◆ Recorded data ◆
--- Begin ---
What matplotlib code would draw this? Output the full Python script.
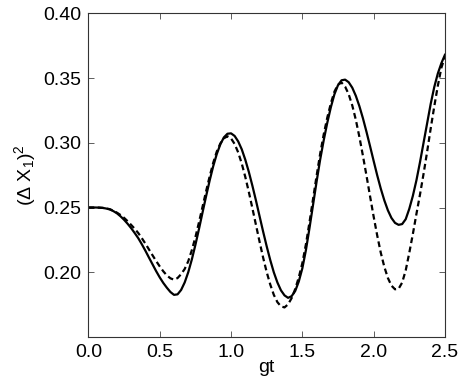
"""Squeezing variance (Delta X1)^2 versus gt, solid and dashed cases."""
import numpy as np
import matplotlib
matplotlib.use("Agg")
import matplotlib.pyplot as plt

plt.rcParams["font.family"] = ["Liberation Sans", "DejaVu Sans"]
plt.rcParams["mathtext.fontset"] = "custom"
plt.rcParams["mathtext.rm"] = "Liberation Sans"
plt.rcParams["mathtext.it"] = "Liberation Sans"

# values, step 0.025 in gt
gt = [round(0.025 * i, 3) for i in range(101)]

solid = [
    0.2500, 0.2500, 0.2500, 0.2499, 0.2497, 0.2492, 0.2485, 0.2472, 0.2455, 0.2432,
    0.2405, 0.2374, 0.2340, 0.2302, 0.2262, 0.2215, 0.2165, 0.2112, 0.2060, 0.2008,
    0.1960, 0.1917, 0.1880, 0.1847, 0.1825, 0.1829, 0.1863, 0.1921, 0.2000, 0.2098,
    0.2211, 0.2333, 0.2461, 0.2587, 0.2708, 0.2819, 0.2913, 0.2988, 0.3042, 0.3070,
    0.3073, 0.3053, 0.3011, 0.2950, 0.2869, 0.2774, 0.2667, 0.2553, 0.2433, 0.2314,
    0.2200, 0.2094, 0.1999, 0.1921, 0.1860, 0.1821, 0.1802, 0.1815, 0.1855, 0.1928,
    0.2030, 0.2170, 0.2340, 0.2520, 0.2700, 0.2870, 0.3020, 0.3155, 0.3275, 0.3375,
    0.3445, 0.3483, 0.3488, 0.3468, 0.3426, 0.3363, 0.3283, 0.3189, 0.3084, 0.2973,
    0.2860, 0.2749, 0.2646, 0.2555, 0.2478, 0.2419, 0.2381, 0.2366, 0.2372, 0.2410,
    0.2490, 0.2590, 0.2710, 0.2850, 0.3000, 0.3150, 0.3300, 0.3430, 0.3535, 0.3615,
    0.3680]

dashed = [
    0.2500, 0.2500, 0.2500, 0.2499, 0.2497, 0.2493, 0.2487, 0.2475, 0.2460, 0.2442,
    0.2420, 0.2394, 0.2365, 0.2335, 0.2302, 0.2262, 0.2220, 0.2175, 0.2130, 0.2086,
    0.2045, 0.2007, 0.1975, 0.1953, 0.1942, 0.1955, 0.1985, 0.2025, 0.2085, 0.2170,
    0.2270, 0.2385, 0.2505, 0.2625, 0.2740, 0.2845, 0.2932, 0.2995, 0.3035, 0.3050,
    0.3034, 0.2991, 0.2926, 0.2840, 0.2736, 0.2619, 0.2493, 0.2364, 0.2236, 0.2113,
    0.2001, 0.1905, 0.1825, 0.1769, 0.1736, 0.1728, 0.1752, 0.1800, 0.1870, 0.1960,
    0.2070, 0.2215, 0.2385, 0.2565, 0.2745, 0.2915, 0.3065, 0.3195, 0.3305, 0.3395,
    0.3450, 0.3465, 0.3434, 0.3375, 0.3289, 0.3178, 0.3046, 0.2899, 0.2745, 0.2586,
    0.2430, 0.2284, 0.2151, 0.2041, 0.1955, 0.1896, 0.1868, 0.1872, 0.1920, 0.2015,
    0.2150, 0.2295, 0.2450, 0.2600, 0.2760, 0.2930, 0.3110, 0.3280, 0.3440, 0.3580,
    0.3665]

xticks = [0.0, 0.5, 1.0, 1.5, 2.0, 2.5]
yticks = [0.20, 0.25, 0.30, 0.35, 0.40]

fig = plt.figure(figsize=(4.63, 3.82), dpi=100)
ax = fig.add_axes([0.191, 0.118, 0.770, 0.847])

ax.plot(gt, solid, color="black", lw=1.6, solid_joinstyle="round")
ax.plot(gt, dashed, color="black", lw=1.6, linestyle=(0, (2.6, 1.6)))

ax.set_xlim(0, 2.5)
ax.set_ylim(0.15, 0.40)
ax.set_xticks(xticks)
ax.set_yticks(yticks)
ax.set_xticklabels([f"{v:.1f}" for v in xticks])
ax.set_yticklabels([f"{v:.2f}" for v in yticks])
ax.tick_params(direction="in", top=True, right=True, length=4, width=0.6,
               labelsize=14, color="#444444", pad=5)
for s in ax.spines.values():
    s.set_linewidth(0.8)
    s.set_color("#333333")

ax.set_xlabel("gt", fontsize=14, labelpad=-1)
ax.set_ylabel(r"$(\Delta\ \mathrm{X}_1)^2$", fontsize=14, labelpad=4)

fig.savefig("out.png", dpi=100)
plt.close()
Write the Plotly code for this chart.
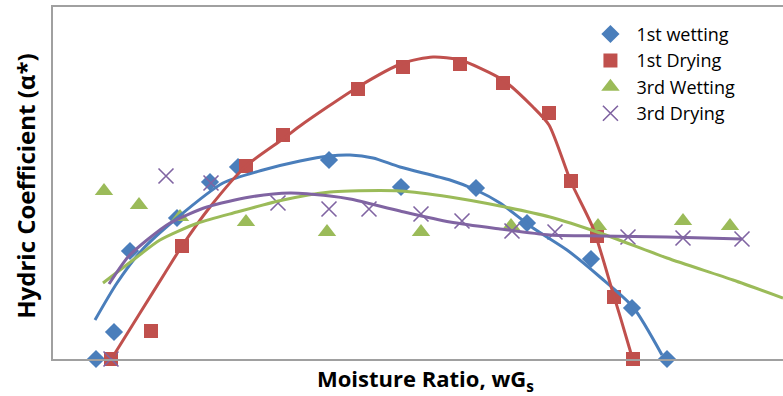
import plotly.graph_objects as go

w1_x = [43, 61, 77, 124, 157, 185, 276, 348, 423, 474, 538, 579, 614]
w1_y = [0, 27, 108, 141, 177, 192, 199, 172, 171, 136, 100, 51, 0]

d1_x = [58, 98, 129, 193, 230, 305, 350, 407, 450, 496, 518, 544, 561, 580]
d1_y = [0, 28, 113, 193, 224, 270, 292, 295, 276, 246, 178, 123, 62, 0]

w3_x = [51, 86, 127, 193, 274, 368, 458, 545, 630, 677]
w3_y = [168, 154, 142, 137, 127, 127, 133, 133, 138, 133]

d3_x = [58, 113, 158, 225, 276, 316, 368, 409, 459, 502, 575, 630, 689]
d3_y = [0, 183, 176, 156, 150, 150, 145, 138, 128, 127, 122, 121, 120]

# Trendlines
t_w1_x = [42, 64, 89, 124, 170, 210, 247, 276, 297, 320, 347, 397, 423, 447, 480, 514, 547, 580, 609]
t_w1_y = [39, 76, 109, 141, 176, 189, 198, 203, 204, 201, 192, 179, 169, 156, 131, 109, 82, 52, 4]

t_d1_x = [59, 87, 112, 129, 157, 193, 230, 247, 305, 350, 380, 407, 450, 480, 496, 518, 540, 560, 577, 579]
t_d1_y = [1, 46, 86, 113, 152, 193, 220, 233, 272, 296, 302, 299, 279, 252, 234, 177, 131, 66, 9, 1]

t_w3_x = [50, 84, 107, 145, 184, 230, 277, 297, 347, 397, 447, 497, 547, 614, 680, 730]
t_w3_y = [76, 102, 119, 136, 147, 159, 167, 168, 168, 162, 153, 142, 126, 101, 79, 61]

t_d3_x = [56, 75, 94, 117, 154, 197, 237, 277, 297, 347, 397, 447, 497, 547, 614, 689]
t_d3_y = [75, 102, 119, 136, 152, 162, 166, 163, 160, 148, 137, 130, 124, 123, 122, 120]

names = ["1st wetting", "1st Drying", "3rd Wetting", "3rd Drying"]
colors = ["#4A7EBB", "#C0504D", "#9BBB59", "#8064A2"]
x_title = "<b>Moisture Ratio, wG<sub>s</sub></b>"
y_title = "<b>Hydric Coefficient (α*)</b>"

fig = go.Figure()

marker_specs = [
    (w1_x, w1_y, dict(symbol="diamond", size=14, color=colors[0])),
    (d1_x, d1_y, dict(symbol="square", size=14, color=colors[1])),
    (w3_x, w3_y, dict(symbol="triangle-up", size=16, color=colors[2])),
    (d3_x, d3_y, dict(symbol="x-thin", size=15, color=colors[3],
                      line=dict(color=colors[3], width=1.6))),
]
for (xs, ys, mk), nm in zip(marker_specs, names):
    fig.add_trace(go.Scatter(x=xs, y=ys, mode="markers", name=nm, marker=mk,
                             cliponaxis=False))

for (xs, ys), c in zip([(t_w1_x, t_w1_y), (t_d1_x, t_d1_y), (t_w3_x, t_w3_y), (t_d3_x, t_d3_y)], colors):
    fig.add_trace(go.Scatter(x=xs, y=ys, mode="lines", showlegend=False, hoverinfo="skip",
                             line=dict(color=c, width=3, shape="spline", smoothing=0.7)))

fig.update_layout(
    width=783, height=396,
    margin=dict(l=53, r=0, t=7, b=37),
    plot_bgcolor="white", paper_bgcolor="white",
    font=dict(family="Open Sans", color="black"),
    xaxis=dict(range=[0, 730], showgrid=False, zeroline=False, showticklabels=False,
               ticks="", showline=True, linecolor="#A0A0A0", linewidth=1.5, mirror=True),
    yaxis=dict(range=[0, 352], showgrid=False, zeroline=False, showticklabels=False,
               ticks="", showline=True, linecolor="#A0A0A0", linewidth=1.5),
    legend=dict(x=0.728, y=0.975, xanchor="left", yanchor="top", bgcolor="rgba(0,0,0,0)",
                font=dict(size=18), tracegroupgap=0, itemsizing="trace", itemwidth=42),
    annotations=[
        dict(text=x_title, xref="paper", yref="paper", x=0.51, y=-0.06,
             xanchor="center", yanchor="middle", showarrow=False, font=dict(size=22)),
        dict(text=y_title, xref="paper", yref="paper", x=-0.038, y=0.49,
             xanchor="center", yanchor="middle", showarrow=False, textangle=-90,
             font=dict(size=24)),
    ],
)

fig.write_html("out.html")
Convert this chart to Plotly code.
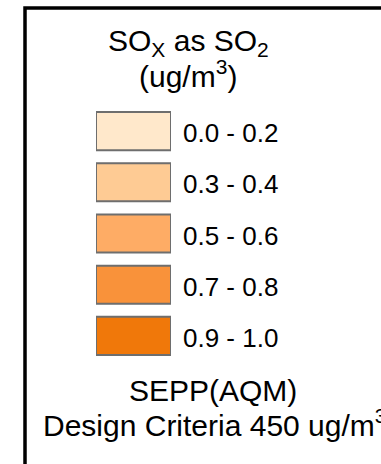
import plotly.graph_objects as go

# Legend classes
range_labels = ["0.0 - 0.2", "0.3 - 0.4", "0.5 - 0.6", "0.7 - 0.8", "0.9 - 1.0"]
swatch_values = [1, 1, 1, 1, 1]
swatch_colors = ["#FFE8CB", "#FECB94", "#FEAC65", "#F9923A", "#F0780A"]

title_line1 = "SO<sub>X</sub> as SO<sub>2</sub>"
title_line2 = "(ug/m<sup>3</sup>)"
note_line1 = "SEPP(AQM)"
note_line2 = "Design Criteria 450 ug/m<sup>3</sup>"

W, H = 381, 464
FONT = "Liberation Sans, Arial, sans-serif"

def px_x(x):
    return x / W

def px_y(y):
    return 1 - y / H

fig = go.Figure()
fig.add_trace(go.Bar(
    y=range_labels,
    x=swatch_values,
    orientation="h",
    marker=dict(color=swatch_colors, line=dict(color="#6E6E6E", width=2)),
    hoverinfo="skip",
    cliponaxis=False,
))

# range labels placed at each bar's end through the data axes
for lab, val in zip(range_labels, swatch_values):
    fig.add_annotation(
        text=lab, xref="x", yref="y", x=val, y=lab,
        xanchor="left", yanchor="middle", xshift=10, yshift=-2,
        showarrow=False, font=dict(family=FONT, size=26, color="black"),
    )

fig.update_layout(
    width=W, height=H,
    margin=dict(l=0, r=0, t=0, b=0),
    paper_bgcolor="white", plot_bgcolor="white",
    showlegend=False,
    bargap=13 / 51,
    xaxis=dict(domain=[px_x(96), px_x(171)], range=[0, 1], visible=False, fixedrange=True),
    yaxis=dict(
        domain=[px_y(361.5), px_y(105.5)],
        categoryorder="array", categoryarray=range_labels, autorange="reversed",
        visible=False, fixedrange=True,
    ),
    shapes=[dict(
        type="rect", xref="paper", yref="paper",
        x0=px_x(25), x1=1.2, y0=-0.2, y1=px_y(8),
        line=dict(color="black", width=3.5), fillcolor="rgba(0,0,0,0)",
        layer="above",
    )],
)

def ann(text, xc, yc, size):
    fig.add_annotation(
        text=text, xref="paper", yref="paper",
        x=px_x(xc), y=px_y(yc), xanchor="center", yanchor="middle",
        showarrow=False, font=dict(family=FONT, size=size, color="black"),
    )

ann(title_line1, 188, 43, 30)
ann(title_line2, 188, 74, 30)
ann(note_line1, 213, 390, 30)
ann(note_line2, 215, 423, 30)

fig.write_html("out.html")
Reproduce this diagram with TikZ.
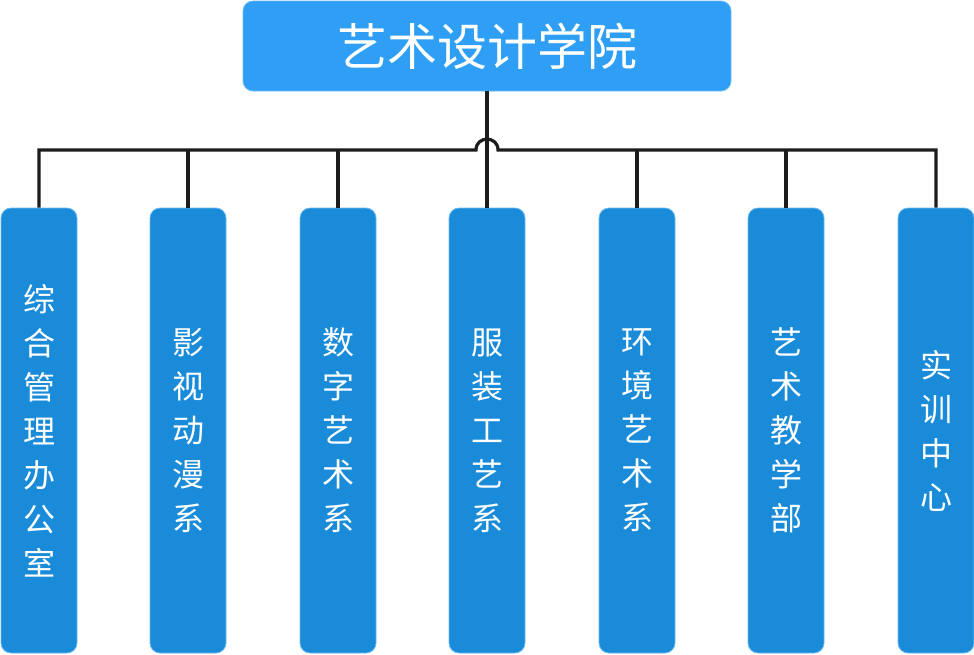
--- End ---
◆ Prompt ◆
Reproduce the material above from its first line through the line containing "gt = [round(0.025", both ends included, and skip every picture.

◆ Correct result ◆
What matplotlib code would draw this? Output the full Python script.
"""Squeezing variance (Delta X1)^2 versus gt, solid and dashed cases."""
import numpy as np
import matplotlib
matplotlib.use("Agg")
import matplotlib.pyplot as plt

plt.rcParams["font.family"] = ["Liberation Sans", "DejaVu Sans"]
plt.rcParams["mathtext.fontset"] = "custom"
plt.rcParams["mathtext.rm"] = "Liberation Sans"
plt.rcParams["mathtext.it"] = "Liberation Sans"

# values, step 0.025 in gt
gt = [round(0.025 * i, 3) for i in range(101)]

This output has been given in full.